Acceptance Techniques
To be able to have good communication skills, one needs to understand the importance of acceptance in communication.
Acceptance is the unconditional positive regard for others, as they are, with all their problems and idiosyncrasies, whereby it is not necessary to agree with their behaviour. Acceptance is an attitude in which underlies the following:
Elements of Acceptance
- To deal with persons in a friendly, caring, helpful and considerate manner.
- To be reversible in one’s behaviour, that means to act in a way in which the other might also act towards oneself.
- Not to judge or interpret what people do, say or feel, but to try to understand their point of view (to be empathic).
- Acceptance also means trust – to accept statements as true from the perspective of the speaker like, “I will believe that you are telling me the way it is in you. I do not want to waste my time being suspicious or wondering what you really mean”. Here trust doesn’t mean blind faith or trusting someone without using the Intellect.
- To accept persons or groups in their present states of mood or development, not to push them to self-disclosure or a deeper level of communication, because (even if one succeeds) it doesn’t lead to lasting results.

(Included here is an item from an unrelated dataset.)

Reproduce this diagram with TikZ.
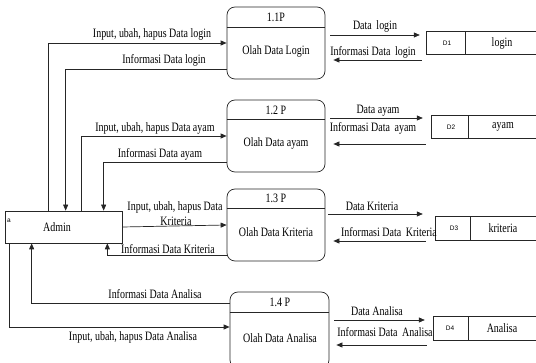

Sometimes people even feel that their private self has been violated when they have been persuaded to give up too much self-defence.
Some of the Don’ts in an Interaction:
- Avoid pejorative or judgemental terms.
- Allow sufficient time to listen in your group.
- Your own views and possible prejudices might negativity impact on the observer. Even if you say the right thing, your body language can contradict and undermine your message.
- Never Impose your decisions or judgements about sensitive issues like marriage or break up, religion and politics.
- Don’t let cell phone disturb the progress of communication.
- Too much of body movement (frequently shifting in the chair, reading, looking at something else while listening, finger tapping etc.) may distract the listener, and may have negative Impact on rapport building.
- Talking too much about self or unpleasant tone of voice.
- Avoid rate of speech being too low or too fast.
Another aspect of effective Communication is to add humour in conversation or a situation. Humour involves giving funny, unexpected responses to a question or a situation. It requires sensitivity and timing on part of the speaker. It can circumvent the resistance, dispel tension, and helps in distancing from psychological pain.
Humour can contribute to creative thinking, help keep things in perspective, and make it easier to explore difficult, awkward, or nonsensical aspects of life (Bergman,1995: Percy & Lobsenz 1994).